Malheureusement, la grande majorité des classes dirigeantes occidentales ne veut pas comprendre que nous devons inventer une façon radicalement nouvelle d’organiser nos sociétés et le monde si nous voulons survivre. Ils ne sont pas prêts à accepter un monde polycentrique, ni à voir l’Est et le Sud se disputer la supériorité et la domination absolues de l’Occident. En 1990, ils croyaient que la puissance économique occidentale et l’attrait du paradigme politique occidental étaient suffisantes pour conserver leur place dominante sur la planète. Maintenant, il est évident qu’ils ne sont pas suffisants, d’où la tentation d’organiser la guerre contre leurs rivaux, tout d’abord la Russie, la Chine, l’Iran, les Palestiniens etc. D’où tout le glissement progressif mais prononcé vers des idéologies qui faciliteront la guerre totale.

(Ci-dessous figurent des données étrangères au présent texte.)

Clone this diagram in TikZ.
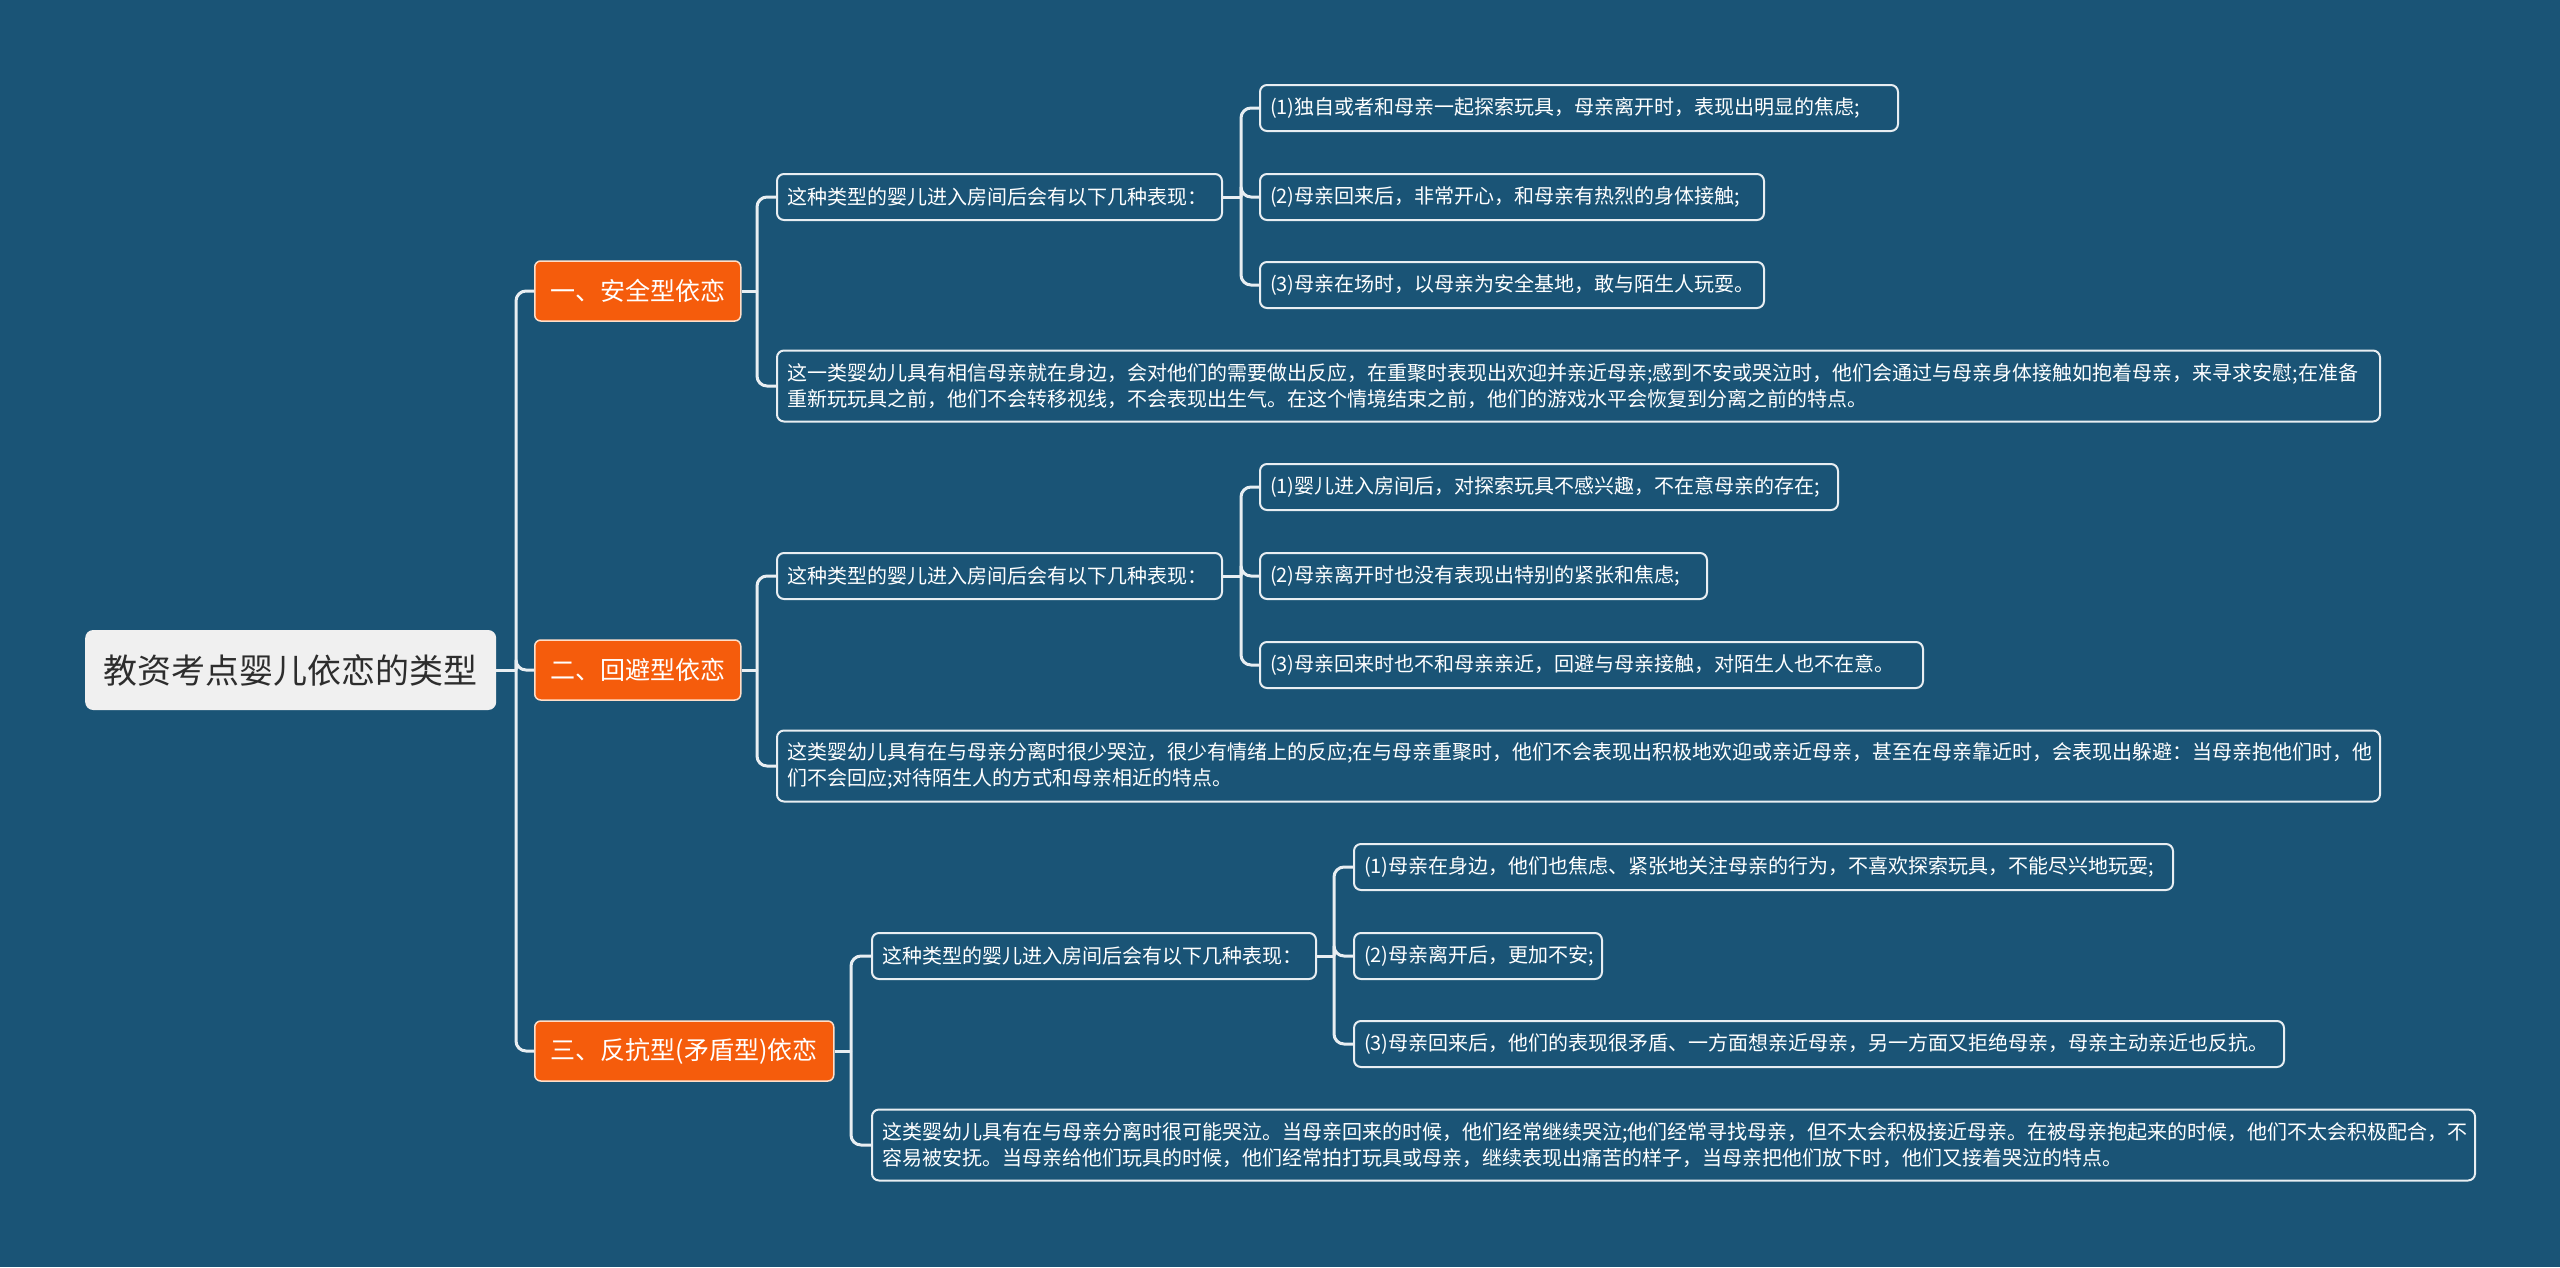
\documentclass[tikz,border=0pt]{standalone}
\usepackage{fontspec}
\setmainfont{Noto Sans CJK SC}
\definecolor{bg}{RGB}{26,84,118}
\definecolor{org}{RGB}{245,92,12}
\definecolor{orgline}{RGB}{255,222,200}
\definecolor{ln}{RGB}{232,238,242}
\definecolor{rootfill}{RGB}{240,240,240}
\definecolor{roottext}{RGB}{45,45,45}
\begin{document}
\begin{tikzpicture}[x=1pt,y=-1pt,
 conn/.style={draw=ln, line width=3pt, rounded corners=10pt},
 rootbox/.style={fill=rootfill, rounded corners=8pt, text=roottext, font=\fontsize{34}{40}\selectfont, minimum width=411pt, minimum height=80pt, inner sep=0pt, anchor=west},
 lone/.style={fill=org, draw=orgline, line width=1.5pt, rounded corners=6pt, text=white, font=\fontsize{25}{30}\selectfont, minimum height=60pt, inner sep=0pt, anchor=west},
 box/.style={fill=bg, draw=ln, line width=2pt, rounded corners=7pt, text=white, font=\fontsize{20}{26}\selectfont, minimum height=46pt, inner xsep=10pt, inner ysep=0pt, align=left, anchor=west},
 longbox/.style={box, minimum height=71pt, text width=1583pt}
]
\fill[bg] (0,0) rectangle (2560,1267);
\useasboundingbox (0,0) rectangle (2560,1267);

% root and level 1
\node[rootbox] (root) at (85,670) {教资考点婴儿依恋的类型};
\node[lone, minimum width=206pt] (a) at (534,291) {一、安全型依恋};
\node[lone, minimum width=206pt] (b) at (534,670) {二、回避型依恋};
\node[lone, minimum width=299pt] (c) at (534,1051) {三、反抗型(矛盾型)依恋};

% group a
\node[box, text width=425pt] (a0) at (776,197) {这种类型的婴儿进入房间后会有以下几种表现：};
\node[box, text width=618pt] (a1) at (1259,108) {(1)独自或者和母亲一起探索玩具，母亲离开时，表现出明显的焦虑;};
\node[box, text width=484pt] (a2) at (1259,197) {(2)母亲回来后，非常开心，和母亲有热烈的身体接触;};
\node[box, text width=484pt] (a3) at (1259,285) {(3)母亲在场时，以母亲为安全基地，敢与陌生人玩耍。};
\node[longbox] (a4) at (776,386) {这一类婴幼儿具有相信母亲就在身边，会对他们的需要做出反应，在重聚时表现出欢迎并亲近母亲;感到不安或哭泣时，他们会通过与母亲身体接触如抱着母亲，来寻求安慰;在准备\\重新玩玩具之前，他们不会转移视线，不会表现出生气。在这个情境结束之前，他们的游戏水平会恢复到分离之前的特点。};

% group b
\node[box, text width=425pt] (b0) at (776,576) {这种类型的婴儿进入房间后会有以下几种表现：};
\node[box, text width=558pt] (b1) at (1259,487) {(1)婴儿进入房间后，对探索玩具不感兴趣，不在意母亲的存在;};
\node[box, text width=427pt] (b2) at (1259,576) {(2)母亲离开时也没有表现出特别的紧张和焦虑;};
\node[box, text width=643pt] (b3) at (1259,665) {(3)母亲回来时也不和母亲亲近，回避与母亲接触，对陌生人也不在意。};
\node[longbox] (b4) at (776,766) {这类婴幼儿具有在与母亲分离时很少哭泣，很少有情绪上的反应;在与母亲重聚时，他们不会表现出积极地欢迎或亲近母亲，甚至在母亲靠近时，会表现出躲避：当母亲抱他们时，他\\们不会回应;对待陌生人的方式和母亲相近的特点。};

% group c
\node[box, text width=424pt] (c0) at (871,956) {这种类型的婴儿进入房间后会有以下几种表现：};
\node[box, text width=799pt] (c1) at (1353,867) {(1)母亲在身边，他们也焦虑、紧张地关注母亲的行为，不喜欢探索玩具，不能尽兴地玩耍;};
\node[box, text width=228pt] (c2) at (1353,956) {(2)母亲离开后，更加不安;};
\node[box, text width=910pt] (c3) at (1353,1044) {(3)母亲回来后，他们的表现很矛盾、一方面想亲近母亲，另一方面又拒绝母亲，母亲主动亲近也反抗。};
\node[longbox] (c4) at (871,1145) {这类婴幼儿具有在与母亲分离时很可能哭泣。当母亲回来的时候，他们经常继续哭泣;他们经常寻找母亲，但不太会积极接近母亲。在被母亲抱起来的时候，他们不太会积极配合，不\\容易被安抚。当母亲给他们玩具的时候，他们经常拍打玩具或母亲，继续表现出痛苦的样子，当母亲把他们放下时，他们又接着哭泣的特点。};

% connectors
\coordinate (r0) at (516,670);
\draw[conn] (root.east) -- (r0);
\foreach \n in {a,b,c} \draw[conn] (r0) |- (\n.west);

\coordinate (ja) at (757,291);
\draw[conn] (a.east) -- (ja);
\foreach \n in {a0,a4} \draw[conn] (ja) |- (\n.west);
\coordinate (ja0) at (1241,197);
\draw[conn] (a0.east) -- (ja0);
\foreach \n in {a1,a2,a3} \draw[conn] (ja0) |- (\n.west);

\coordinate (jb) at (757,670);
\draw[conn] (b.east) -- (jb);
\foreach \n in {b0,b4} \draw[conn] (jb) |- (\n.west);
\coordinate (jb0) at (1241,576);
\draw[conn] (b0.east) -- (jb0);
\foreach \n in {b1,b2,b3} \draw[conn] (jb0) |- (\n.west);

\coordinate (jc) at (851,1051);
\draw[conn] (c.east) -- (jc);
\foreach \n in {c0,c4} \draw[conn] (jc) |- (\n.west);
\coordinate (jc0) at (1334,956);
\draw[conn] (c0.east) -- (jc0);
\foreach \n in {c1,c2,c3} \draw[conn] (jc0) |- (\n.west);
\end{tikzpicture}
\end{document}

Comme la Première et la Seconde Guerre mondiale, comme la guerre froide, les guerres ne découlent pas d’une idéologie « nationaliste » ou « fasciste » ou autre. Les idéologies sont invitées à justifier les guerres, et non l’inverse. Les idéologies sont mobilisées et utilisées pour justifier des politiques qui découlent du besoin organique du capitalisme et de l’impérialisme de lutter aujourd’hui pour la domination mondiale et d’empêcher la croissance de pôles de pouvoir alternatifs.

Quant à ceux qui veulent lutter contre le totalitarisme et l’impérialisme, et la menace de la Grande Guerre qu’ils préparent, ils doivent être très prudents avec les concepts et les définitions qu’ils utilisent, afin de ne pas renforcer involontairement les phénomènes qu’ils veulent combattre. Le sérieux, la rationalité, la pensée critique, la science, ainsi que l’amour et l’humanité, sont les armes les plus puissantes dont dispose l’homme pour lutter pour sa liberté. Ce qui signifie, à notre époque, avec les forces productives et les technologies dont nous disposons, également pour sa survie.

(*) Y compris le marxisme, qui dans le passé était l’outil le plus important et le plus indispensable pour « démystifier », analyser et comprendre les relations sociales et politiques produites par l’humanité tout au long de l’ère moderne. Nous entendons, bien sûr, le marxisme authentique en tant que théorie révolutionnaire, et non le « marxisme » bureaucratique de l’Est ou le « marxisme » académique de l’Occident.